In full and without alteration, repeat the material.

__COLLECTED DATA__:
:::::

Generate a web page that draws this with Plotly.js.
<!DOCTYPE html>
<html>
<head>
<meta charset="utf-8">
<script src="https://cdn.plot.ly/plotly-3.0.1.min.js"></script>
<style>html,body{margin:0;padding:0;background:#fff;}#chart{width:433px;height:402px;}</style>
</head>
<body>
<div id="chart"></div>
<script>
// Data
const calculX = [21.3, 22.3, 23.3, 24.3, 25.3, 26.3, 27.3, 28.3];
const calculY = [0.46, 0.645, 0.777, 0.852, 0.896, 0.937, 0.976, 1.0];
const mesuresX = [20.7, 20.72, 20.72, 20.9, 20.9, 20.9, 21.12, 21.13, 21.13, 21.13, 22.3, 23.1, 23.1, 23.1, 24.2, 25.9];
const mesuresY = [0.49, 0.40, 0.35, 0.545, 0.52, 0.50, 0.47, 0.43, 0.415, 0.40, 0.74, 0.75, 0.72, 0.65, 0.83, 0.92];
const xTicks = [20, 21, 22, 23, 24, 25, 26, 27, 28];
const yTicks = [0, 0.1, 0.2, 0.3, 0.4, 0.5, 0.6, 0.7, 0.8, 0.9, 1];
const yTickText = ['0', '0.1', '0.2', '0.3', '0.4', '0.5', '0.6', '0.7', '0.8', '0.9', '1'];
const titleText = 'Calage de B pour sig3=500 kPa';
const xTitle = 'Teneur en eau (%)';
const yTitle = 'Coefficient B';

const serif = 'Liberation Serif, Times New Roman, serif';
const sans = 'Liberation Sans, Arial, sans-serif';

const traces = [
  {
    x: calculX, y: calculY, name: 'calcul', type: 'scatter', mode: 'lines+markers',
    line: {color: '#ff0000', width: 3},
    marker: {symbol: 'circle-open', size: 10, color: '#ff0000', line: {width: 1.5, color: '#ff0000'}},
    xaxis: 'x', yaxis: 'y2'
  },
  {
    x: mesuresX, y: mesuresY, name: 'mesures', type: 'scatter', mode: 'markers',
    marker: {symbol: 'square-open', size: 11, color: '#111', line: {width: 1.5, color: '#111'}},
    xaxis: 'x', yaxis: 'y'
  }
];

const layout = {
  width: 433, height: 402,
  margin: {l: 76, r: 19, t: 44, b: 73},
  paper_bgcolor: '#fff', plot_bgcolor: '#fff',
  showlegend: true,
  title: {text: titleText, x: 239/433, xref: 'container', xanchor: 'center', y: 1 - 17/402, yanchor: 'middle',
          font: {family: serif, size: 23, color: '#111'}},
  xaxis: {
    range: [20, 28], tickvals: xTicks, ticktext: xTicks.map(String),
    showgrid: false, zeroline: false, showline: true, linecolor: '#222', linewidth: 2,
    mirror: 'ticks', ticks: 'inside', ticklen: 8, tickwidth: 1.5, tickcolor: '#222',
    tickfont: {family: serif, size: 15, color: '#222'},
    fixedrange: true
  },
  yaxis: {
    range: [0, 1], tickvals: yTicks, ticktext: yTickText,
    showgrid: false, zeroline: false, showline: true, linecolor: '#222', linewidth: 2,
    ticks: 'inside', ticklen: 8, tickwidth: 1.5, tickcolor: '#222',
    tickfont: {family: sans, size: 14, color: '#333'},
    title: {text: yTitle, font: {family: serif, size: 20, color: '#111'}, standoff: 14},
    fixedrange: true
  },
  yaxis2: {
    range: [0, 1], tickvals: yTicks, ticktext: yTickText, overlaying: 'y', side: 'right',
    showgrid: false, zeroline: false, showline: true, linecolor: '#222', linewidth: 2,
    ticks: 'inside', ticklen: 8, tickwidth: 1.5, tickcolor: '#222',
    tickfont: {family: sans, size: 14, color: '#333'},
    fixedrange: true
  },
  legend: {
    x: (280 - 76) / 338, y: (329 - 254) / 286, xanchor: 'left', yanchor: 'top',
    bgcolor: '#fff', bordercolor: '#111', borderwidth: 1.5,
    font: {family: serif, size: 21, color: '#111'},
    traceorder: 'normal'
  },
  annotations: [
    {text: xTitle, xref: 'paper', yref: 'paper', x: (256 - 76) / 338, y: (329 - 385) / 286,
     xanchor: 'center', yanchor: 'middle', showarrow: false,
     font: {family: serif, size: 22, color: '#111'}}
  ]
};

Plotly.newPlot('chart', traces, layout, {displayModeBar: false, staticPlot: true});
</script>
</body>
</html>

:::::

__FINISHED ANSWER__:
Generate a web page that draws this with Plotly.js.
<!DOCTYPE html>
<html>
<head>
<meta charset="utf-8">
<script src="https://cdn.plot.ly/plotly-3.0.1.min.js"></script>
<style>html,body{margin:0;padding:0;background:#fff;}#chart{width:433px;height:402px;}</style>
</head>
<body>
<div id="chart"></div>
<script>
// Data
const calculX = [21.3, 22.3, 23.3, 24.3, 25.3, 26.3, 27.3, 28.3];
const calculY = [0.46, 0.645, 0.777, 0.852, 0.896, 0.937, 0.976, 1.0];
const mesuresX = [20.7, 20.72, 20.72, 20.9, 20.9, 20.9, 21.12, 21.13, 21.13, 21.13, 22.3, 23.1, 23.1, 23.1, 24.2, 25.9];
const mesuresY = [0.49, 0.40, 0.35, 0.545, 0.52, 0.50, 0.47, 0.43, 0.415, 0.40, 0.74, 0.75, 0.72, 0.65, 0.83, 0.92];
const xTicks = [20, 21, 22, 23, 24, 25, 26, 27, 28];
const yTicks = [0, 0.1, 0.2, 0.3, 0.4, 0.5, 0.6, 0.7, 0.8, 0.9, 1];
const yTickText = ['0', '0.1', '0.2', '0.3', '0.4', '0.5', '0.6', '0.7', '0.8', '0.9', '1'];
const titleText = 'Calage de B pour sig3=500 kPa';
const xTitle = 'Teneur en eau (%)';
const yTitle = 'Coefficient B';

const serif = 'Liberation Serif, Times New Roman, serif';
const sans = 'Liberation Sans, Arial, sans-serif';

const traces = [
  {
    x: calculX, y: calculY, name: 'calcul', type: 'scatter', mode: 'lines+markers',
    line: {color: '#ff0000', width: 3},
    marker: {symbol: 'circle-open', size: 10, color: '#ff0000', line: {width: 1.5, color: '#ff0000'}},
    xaxis: 'x', yaxis: 'y2'
  },
  {
    x: mesuresX, y: mesuresY, name: 'mesures', type: 'scatter', mode: 'markers',
    marker: {symbol: 'square-open', size: 11, color: '#111', line: {width: 1.5, color: '#111'}},
    xaxis: 'x', yaxis: 'y'
  }
];

const layout = {
  width: 433, height: 402,
  margin: {l: 76, r: 19, t: 44, b: 73},
  paper_bgcolor: '#fff', plot_bgcolor: '#fff',
  showlegend: true,
  title: {text: titleText, x: 239/433, xref: 'container', xanchor: 'center', y: 1 - 17/402, yanchor: 'middle',
          font: {family: serif, size: 23, color: '#111'}},
  xaxis: {
    range: [20, 28], tickvals: xTicks, ticktext: xTicks.map(String),
    showgrid: false, zeroline: false, showline: true, linecolor: '#222', linewidth: 2,
    mirror: 'ticks', ticks: 'inside', ticklen: 8, tickwidth: 1.5, tickcolor: '#222',
    tickfont: {family: serif, size: 15, color: '#222'},
    fixedrange: true
  },
  yaxis: {
    range: [0, 1], tickvals: yTicks, ticktext: yTickText,
    showgrid: false, zeroline: false, showline: true, linecolor: '#222', linewidth: 2,
    ticks: 'inside', ticklen: 8, tickwidth: 1.5, tickcolor: '#222',
    tickfont: {family: sans, size: 14, color: '#333'},
    title: {text: yTitle, font: {family: serif, size: 20, color: '#111'}, standoff: 14},
    fixedrange: true
  },
  yaxis2: {
    range: [0, 1], tickvals: yTicks, ticktext: yTickText, overlaying: 'y', side: 'right',
    showgrid: false, zeroline: false, showline: true, linecolor: '#222', linewidth: 2,
    ticks: 'inside', ticklen: 8, tickwidth: 1.5, tickcolor: '#222',
    tickfont: {family: sans, size: 14, color: '#333'},
    fixedrange: true
  },
  legend: {
    x: (280 - 76) / 338, y: (329 - 254) / 286, xanchor: 'left', yanchor: 'top',
    bgcolor: '#fff', bordercolor: '#111', borderwidth: 1.5,
    font: {family: serif, size: 21, color: '#111'},
    traceorder: 'normal'
  },
  annotations: [
    {text: xTitle, xref: 'paper', yref: 'paper', x: (256 - 76) / 338, y: (329 - 385) / 286,
     xanchor: 'center', yanchor: 'middle', showarrow: false,
     font: {family: serif, size: 22, color: '#111'}}
  ]
};

Plotly.newPlot('chart', traces, layout, {displayModeBar: false, staticPlot: true});
</script>
</body>
</html>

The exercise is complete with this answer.